Doppler Labs’ Here One earphones allow you to listen to music while choosing how much of the world around you that you hear, even going to far as to make distant sounds easier to hear. Bose’s Hearphones, released late last year, offer a very similar set of features. In a lawsuit filed in Bose’s home state of Massachusetts, Doppler Labs is alleging that this is more than a coincidence.
The filing alleges that Bose made attempts to gain early access to Doppler’s Here Active Listening system and Here One headphones, with the complaint specifically fingering Bose executive Chris Miller. On June 2, 2016, Miller allegedly became one of the backers of the Here Active Listening system. The suit also claims that when the Here One headphones became available for pre-order in June 2016, Miller was one of the first to do so.
“In fact, Mr. Miller contacted Doppler Labs’ customer support department on June 28 and June 30, 2016 to explicitly confirm that his order would be one of the first Here One listening systems with Here Buds wireless earbuds to ship to pre-order customers,” the lawsuit reads. “Again, on information and belief, it now appears that Mr.

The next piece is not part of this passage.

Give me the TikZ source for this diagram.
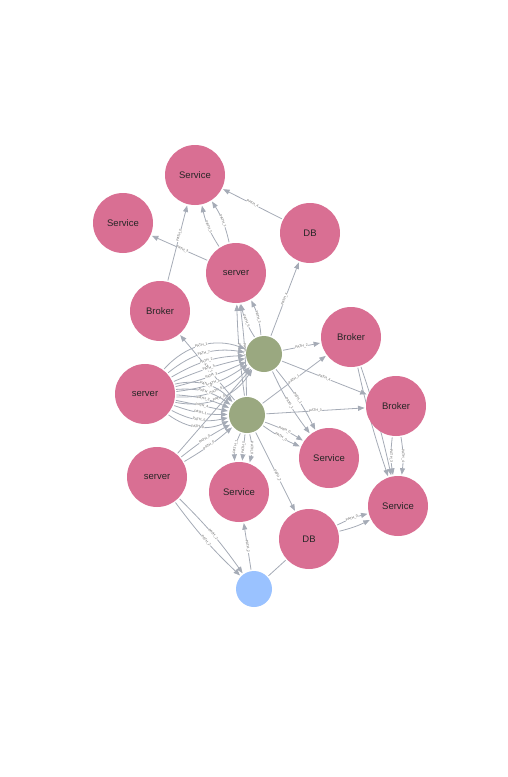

Miller was doing this to gain early access to a competitor’s technology.”
In the meantime, Bose filed a trademark application for its Hearphones on June 17, 2016. Bose wasn’t the only company to launch a similar product around this time, with Nuheara’s IQbuds and the Olive earbuds launching in the latter half of 2016. The difference is that while both of those companies are fairly new, Bose has been in business since 1964, so it’s difficult to imagine why the company would turn to such a risky practice instead of just spending more time on research and development.
So far, Bose has yet to officially respond to the claims, nor is Doppler Labs offering any details other than what is in the suit.